SHORT TASK
Return the material word for word. Do not include pictures.

GIVEN MATERIAL
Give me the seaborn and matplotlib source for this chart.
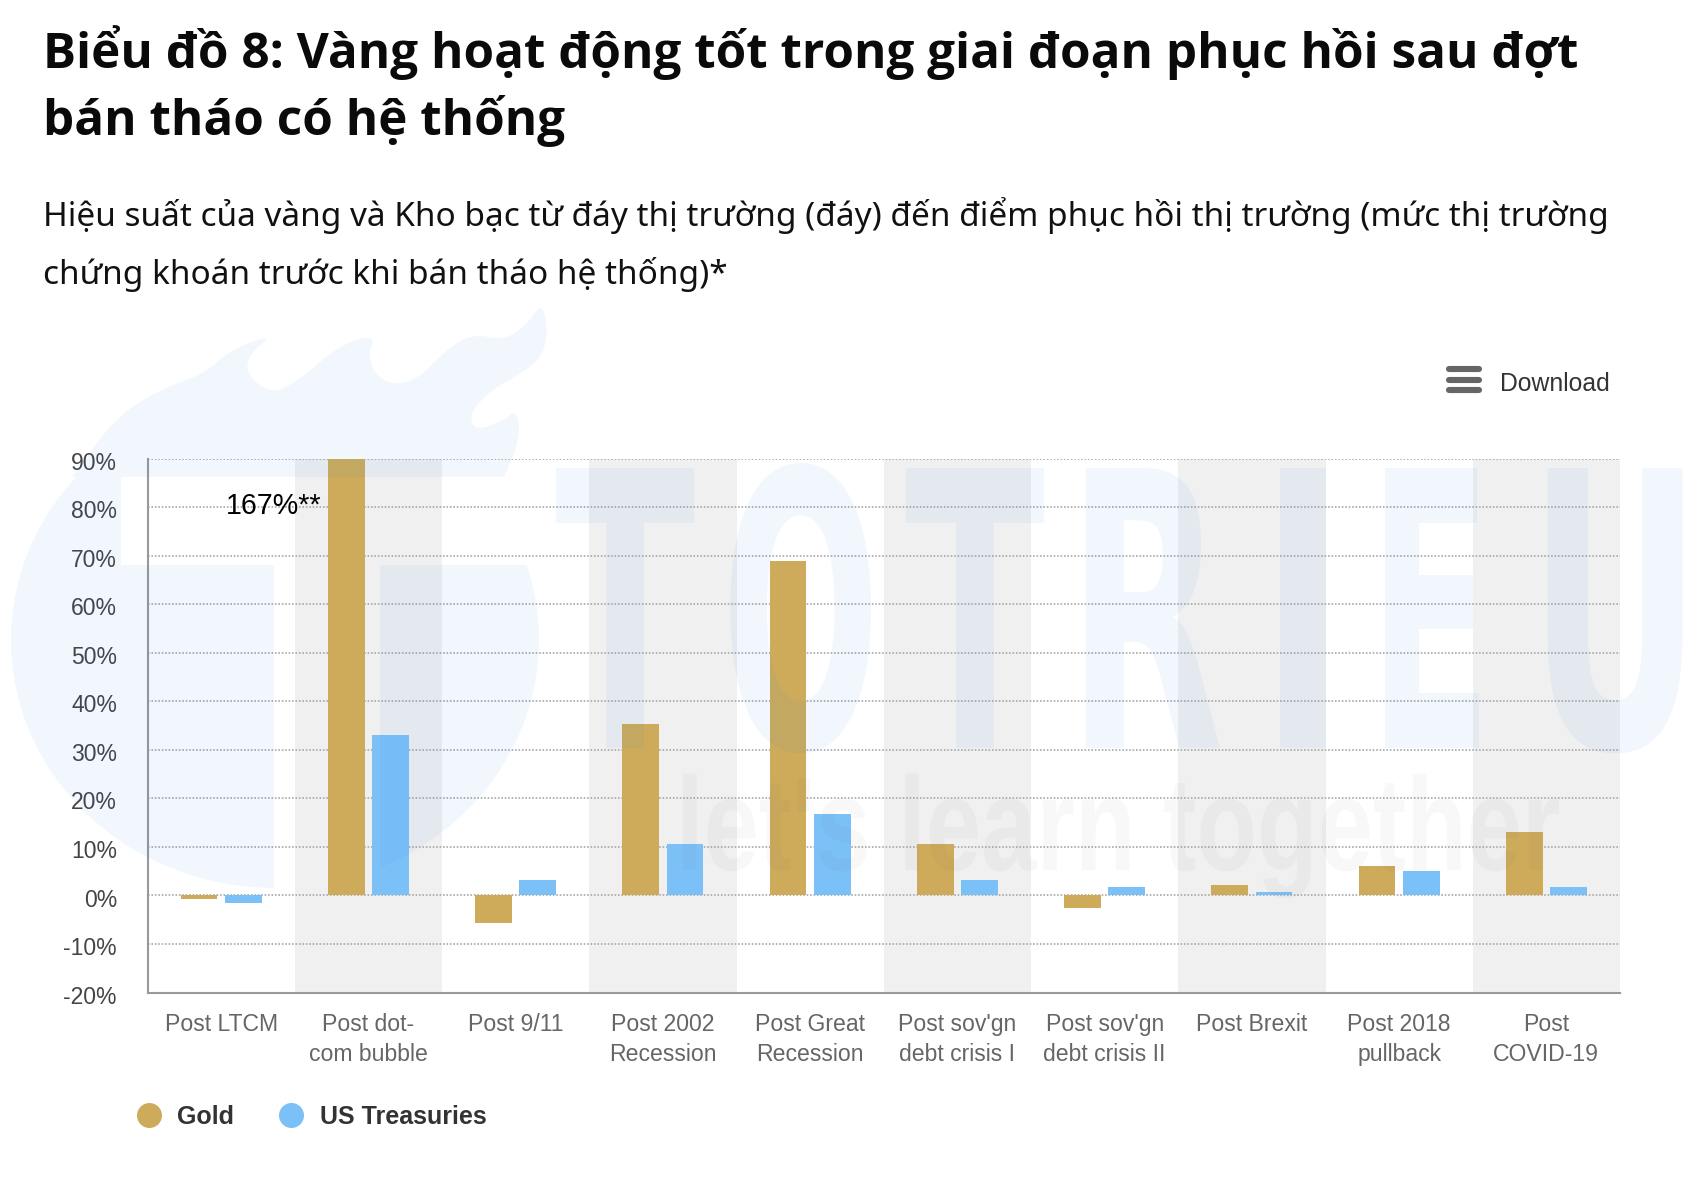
import numpy as np
import pandas as pd
import matplotlib
matplotlib.use('Agg')
import matplotlib.pyplot as plt
import matplotlib.patheffects as pe
from matplotlib.lines import Line2D
from matplotlib.patches import Ellipse, Polygon, Rectangle
from matplotlib.transforms import Affine2D, ScaledTranslation
import seaborn as sns

# Chart data
events = ['Post LTCM', 'Post dot-\ncom bubble', 'Post 9/11', 'Post 2002\nRecession',
          'Post Great\nRecession', "Post sov'gn\ndebt crisis I", "Post sov'gn\ndebt crisis II",
          'Post Brexit', 'Post 2018\npullback', 'Post\nCOVID-19']
gold = [-0.8, 167, -5.6, 35.3, 68.9, 10.7, -2.6, 2.1, 6.0, 13.0]
treasuries = [-1.6, 33.0, 3.1, 10.7, 16.8, 3.1, 1.7, 0.8, 5.1, 1.7]
y_ticks = [-20, -10, 0, 10, 20, 30, 40, 50, 60, 70, 80, 90]

title_lines = ['Biểu đồ 8: Vàng hoạt động tốt trong giai đoạn phục hồi sau đợt',
               'bán tháo có hệ thống']
subtitle_lines = ['Hiệu suất của vàng và Kho bạc từ đáy thị trường (đáy) đến điểm phục hồi thị trường (mức thị trường',
                  'chứng khoán trước khi bán tháo hệ thống)*']

GOLD = '#CEAB5B'
BLUE = '#7CC0F8'
W, H = 1700, 1196


class Stretch(pe.AbstractPathEffect):
    """Scale glyphs from their left end of the baseline (the logo font is condensed)"""

    def __init__(self, sx, sy):
        super().__init__()
        self.sx, self.sy = sx, sy

    def draw_path(self, renderer, gc, tpath, affine, rgbFace=None):
        renderer.draw_path(gc, tpath, Affine2D().scale(self.sx, self.sy) + affine, rgbFace)


def chaikin(points, rounds=2):
    """Round an open outline, keeping its two end points"""
    pts = np.asarray(points, dtype=float)
    for _ in range(rounds):
        q = 0.75 * pts[:-1] + 0.25 * pts[1:]
        r = 0.25 * pts[:-1] + 0.75 * pts[1:]
        mid = np.empty((2 * len(q), 2))
        mid[0::2], mid[1::2] = q, r
        pts = np.vstack([pts[0], mid, pts[-1]])
    return pts


sns.set_theme(style='white')
plt.rcParams['font.family'] = ['Liberation Sans', 'DejaVu Sans']

fig = plt.figure(figsize=(W / 100, H / 100), dpi=100, facecolor='white')
ax = fig.add_axes([147.5 / W, 1 - 992.5 / H, (1620 - 147.5) / W, (992.5 - 458.7) / H])

# page pixels (y down) to figure
px = Affine2D().scale(1 / W, -1 / H).translate(0, 1) + fig.transFigure

df = pd.DataFrame({
    'event': events * 2,
    'value': gold + treasuries,
    'series': ['Gold'] * len(events) + ['US Treasuries'] * len(events),
})

for i in range(1, len(events), 2):
    ax.axvspan(i - 0.5, i + 0.5, color='#F0F0F0', lw=0, zorder=0)

sns.barplot(data=df, x='event', y='value', hue='series', palette=[GOLD, BLUE],
            width=0.6, gap=0.17, saturation=1, legend=False, linewidth=0, ax=ax)

ax.set_xlim(-0.5, len(events) - 0.5)
ax.set_ylim(-20, 90)
ax.set_xlabel('')
ax.set_ylabel('')
ax.set_yticks(y_ticks)
ax.set_yticklabels([f'{v}%' for v in y_ticks])
ax.tick_params(axis='y', length=0, pad=22, labelsize=16.5, labelcolor='#444444')
ax.tick_params(axis='x', length=0, pad=14.5, labelsize=16.6, labelcolor='#666666')
for label in ax.get_xticklabels():
    label.set_linespacing(1.41)
for label in ax.get_yticklabels():
    label.set_transform(label.get_transform() + ScaledTranslation(0, -1.5 / 72, fig.dpi_scale_trans))
ax.set_axisbelow(True)
ax.yaxis.grid(True, color='#ADADAD', linestyle=(0, (0.9, 1.0)), linewidth=1.3)
ax.xaxis.grid(False)
ax.patch.set_alpha(0)
for side in ['top', 'right']:
    ax.spines[side].set_visible(False)
for side in ['left', 'bottom']:
    ax.spines[side].set_color('#999999')
    ax.spines[side].set_linewidth(1.5)

ax.text(0.68, 80.2, '167%**', ha='right', va='center', fontsize=20.6, color='black')

# Legend
handles = [Line2D([], [], linestyle='', marker='o', markersize=18, markeredgewidth=0, color=c)
           for c in [GOLD, BLUE]]
fig.legend(handles, ['Gold', 'US Treasuries'], ncols=2, frameon=False, loc='center left',
           bbox_to_anchor=(118.5 / W, 1 - 1117 / H), handletextpad=0.45, columnspacing=1.56,
           handlelength=1.4, borderpad=0, prop={'weight': 'bold', 'size': 18}, labelcolor='#333333')

# Menu icon and label
for y in [369, 379.5, 390]:
    fig.add_artist(Line2D([1449, 1479], [y, y], transform=px, color='#666666', lw=4.4,
                          solid_capstyle='round'))
fig.text(1500 / W, 1 - 384 / H, 'Download', fontsize=17.8, color='#333333', va='center')

# Heading
for line, y in zip(title_lines, [68, 135]):
    fig.text(43 / W, 1 - y / H, line, family='Open Sans', fontweight='bold', fontsize=35.6,
             color='#0a0a0a', va='baseline')
for line, y in zip(subtitle_lines, [226, 284]):
    fig.text(43 / W, 1 - y / H, line, family='Noto Sans', fontsize=24.0,
             color='#111111', va='baseline')

# Faint logo laid over the whole page
wm = {'facecolor': '#1F7FD8', 'alpha': 0.06, 'lw': 0, 'transform': px, 'zorder': 5}
outline = [(72, 477), (115, 418), (159, 390), (204, 374), (230, 350), (274, 334), (249, 354),
           (246, 374), (271, 394), (300, 380), (338, 346), (376, 334), (367, 358), (383, 384),
           (415, 382), (446, 350), (472, 334), (504, 340), (526, 326), (542, 302), (548, 330),
           (542, 358), (520, 374), (491, 390), (469, 414), (475, 431), (504, 420), (517, 410),
           (520, 439), (504, 477)]
fig.add_artist(Polygon(chaikin(outline), closed=True, **wm))

circle = Ellipse((275, 640), 528, 496, transform=px, facecolor='none', lw=0)
fig.add_artist(circle)
for x0, y0, x1, y1 in [(0, 477, 121, 565), (0, 565, 274, 900), (380, 565, 560, 900)]:
    part = Rectangle((x0, y0), x1 - x0, y1 - y0, **wm)
    fig.add_artist(part)
    part.set_clip_path(circle)

letters = ['T', 'O', 'T', 'R', 'I', 'E', 'U']
letter_x = [555, 721, 905, 1067, 1257, 1368, 1528]
letter_sx = [1.37, 1.25, 1.37, 1.36, 1.65, 1.21, 1.43]
for ch, x, sx in zip(letters, letter_x, letter_sx):
    fig.text(x / W, 1 - 748 / H, ch, family='DejaVu Sans', fontweight='bold', fontsize=108,
             color='#1F7FD8', alpha=0.06, ha='left', va='baseline', zorder=5,
             path_effects=[Stretch(sx, 2.56)])
fig.text(676 / W, 1 - 870 / H, "let's learn together", fontweight='bold', fontsize=71.5,
         color='#555555', alpha=0.04, ha='left', va='baseline', zorder=5,
         path_effects=[Stretch(1, 1.34)])

fig.savefig('out.png', dpi=100)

EXERCISE SOLUTION
Give me the seaborn and matplotlib source for this chart.
import numpy as np
import pandas as pd
import matplotlib
matplotlib.use('Agg')
import matplotlib.pyplot as plt
import matplotlib.patheffects as pe
from matplotlib.lines import Line2D
from matplotlib.patches import Ellipse, Polygon, Rectangle
from matplotlib.transforms import Affine2D, ScaledTranslation
import seaborn as sns

# Chart data
events = ['Post LTCM', 'Post dot-\ncom bubble', 'Post 9/11', 'Post 2002\nRecession',
          'Post Great\nRecession', "Post sov'gn\ndebt crisis I", "Post sov'gn\ndebt crisis II",
          'Post Brexit', 'Post 2018\npullback', 'Post\nCOVID-19']
gold = [-0.8, 167, -5.6, 35.3, 68.9, 10.7, -2.6, 2.1, 6.0, 13.0]
treasuries = [-1.6, 33.0, 3.1, 10.7, 16.8, 3.1, 1.7, 0.8, 5.1, 1.7]
y_ticks = [-20, -10, 0, 10, 20, 30, 40, 50, 60, 70, 80, 90]

title_lines = ['Biểu đồ 8: Vàng hoạt động tốt trong giai đoạn phục hồi sau đợt',
               'bán tháo có hệ thống']
subtitle_lines = ['Hiệu suất của vàng và Kho bạc từ đáy thị trường (đáy) đến điểm phục hồi thị trường (mức thị trường',
                  'chứng khoán trước khi bán tháo hệ thống)*']

GOLD = '#CEAB5B'
BLUE = '#7CC0F8'
W, H = 1700, 1196


class Stretch(pe.AbstractPathEffect):
    """Scale glyphs from their left end of the baseline (the logo font is condensed)"""

    def __init__(self, sx, sy):
        super().__init__()
        self.sx, self.sy = sx, sy

    def draw_path(self, renderer, gc, tpath, affine, rgbFace=None):
        renderer.draw_path(gc, tpath, Affine2D().scale(self.sx, self.sy) + affine, rgbFace)


def chaikin(points, rounds=2):
    """Round an open outline, keeping its two end points"""
    pts = np.asarray(points, dtype=float)
    for _ in range(rounds):
        q = 0.75 * pts[:-1] + 0.25 * pts[1:]
        r = 0.25 * pts[:-1] + 0.75 * pts[1:]
        mid = np.empty((2 * len(q), 2))
        mid[0::2], mid[1::2] = q, r
        pts = np.vstack([pts[0], mid, pts[-1]])
    return pts


sns.set_theme(style='white')
plt.rcParams['font.family'] = ['Liberation Sans', 'DejaVu Sans']

fig = plt.figure(figsize=(W / 100, H / 100), dpi=100, facecolor='white')
ax = fig.add_axes([147.5 / W, 1 - 992.5 / H, (1620 - 147.5) / W, (992.5 - 458.7) / H])

# page pixels (y down) to figure
px = Affine2D().scale(1 / W, -1 / H).translate(0, 1) + fig.transFigure

df = pd.DataFrame({
    'event': events * 2,
    'value': gold + treasuries,
    'series': ['Gold'] * len(events) + ['US Treasuries'] * len(events),
})

for i in range(1, len(events), 2):
    ax.axvspan(i - 0.5, i + 0.5, color='#F0F0F0', lw=0, zorder=0)

sns.barplot(data=df, x='event', y='value', hue='series', palette=[GOLD, BLUE],
            width=0.6, gap=0.17, saturation=1, legend=False, linewidth=0, ax=ax)

ax.set_xlim(-0.5, len(events) - 0.5)
ax.set_ylim(-20, 90)
ax.set_xlabel('')
ax.set_ylabel('')
ax.set_yticks(y_ticks)
ax.set_yticklabels([f'{v}%' for v in y_ticks])
ax.tick_params(axis='y', length=0, pad=22, labelsize=16.5, labelcolor='#444444')
ax.tick_params(axis='x', length=0, pad=14.5, labelsize=16.6, labelcolor='#666666')
for label in ax.get_xticklabels():
    label.set_linespacing(1.41)
for label in ax.get_yticklabels():
    label.set_transform(label.get_transform() + ScaledTranslation(0, -1.5 / 72, fig.dpi_scale_trans))
ax.set_axisbelow(True)
ax.yaxis.grid(True, color='#ADADAD', linestyle=(0, (0.9, 1.0)), linewidth=1.3)
ax.xaxis.grid(False)
ax.patch.set_alpha(0)
for side in ['top', 'right']:
    ax.spines[side].set_visible(False)
for side in ['left', 'bottom']:
    ax.spines[side].set_color('#999999')
    ax.spines[side].set_linewidth(1.5)

ax.text(0.68, 80.2, '167%**', ha='right', va='center', fontsize=20.6, color='black')

# Legend
handles = [Line2D([], [], linestyle='', marker='o', markersize=18, markeredgewidth=0, color=c)
           for c in [GOLD, BLUE]]
fig.legend(handles, ['Gold', 'US Treasuries'], ncols=2, frameon=False, loc='center left',
           bbox_to_anchor=(118.5 / W, 1 - 1117 / H), handletextpad=0.45, columnspacing=1.56,
           handlelength=1.4, borderpad=0, prop={'weight': 'bold', 'size': 18}, labelcolor='#333333')

# Menu icon and label
for y in [369, 379.5, 390]:
    fig.add_artist(Line2D([1449, 1479], [y, y], transform=px, color='#666666', lw=4.4,
                          solid_capstyle='round'))
fig.text(1500 / W, 1 - 384 / H, 'Download', fontsize=17.8, color='#333333', va='center')

# Heading
for line, y in zip(title_lines, [68, 135]):
    fig.text(43 / W, 1 - y / H, line, family='Open Sans', fontweight='bold', fontsize=35.6,
             color='#0a0a0a', va='baseline')
for line, y in zip(subtitle_lines, [226, 284]):
    fig.text(43 / W, 1 - y / H, line, family='Noto Sans', fontsize=24.0,
             color='#111111', va='baseline')

# Faint logo laid over the whole page
wm = {'facecolor': '#1F7FD8', 'alpha': 0.06, 'lw': 0, 'transform': px, 'zorder': 5}
outline = [(72, 477), (115, 418), (159, 390), (204, 374), (230, 350), (274, 334), (249, 354),
           (246, 374), (271, 394), (300, 380), (338, 346), (376, 334), (367, 358), (383, 384),
           (415, 382), (446, 350), (472, 334), (504, 340), (526, 326), (542, 302), (548, 330),
           (542, 358), (520, 374), (491, 390), (469, 414), (475, 431), (504, 420), (517, 410),
           (520, 439), (504, 477)]
fig.add_artist(Polygon(chaikin(outline), closed=True, **wm))

circle = Ellipse((275, 640), 528, 496, transform=px, facecolor='none', lw=0)
fig.add_artist(circle)
for x0, y0, x1, y1 in [(0, 477, 121, 565), (0, 565, 274, 900), (380, 565, 560, 900)]:
    part = Rectangle((x0, y0), x1 - x0, y1 - y0, **wm)
    fig.add_artist(part)
    part.set_clip_path(circle)

letters = ['T', 'O', 'T', 'R', 'I', 'E', 'U']
letter_x = [555, 721, 905, 1067, 1257, 1368, 1528]
letter_sx = [1.37, 1.25, 1.37, 1.36, 1.65, 1.21, 1.43]
for ch, x, sx in zip(letters, letter_x, letter_sx):
    fig.text(x / W, 1 - 748 / H, ch, family='DejaVu Sans', fontweight='bold', fontsize=108,
             color='#1F7FD8', alpha=0.06, ha='left', va='baseline', zorder=5,
             path_effects=[Stretch(sx, 2.56)])
fig.text(676 / W, 1 - 870 / H, "let's learn together", fontweight='bold', fontsize=71.5,
         color='#555555', alpha=0.04, ha='left', va='baseline', zorder=5,
         path_effects=[Stretch(1, 1.34)])

fig.savefig('out.png', dpi=100)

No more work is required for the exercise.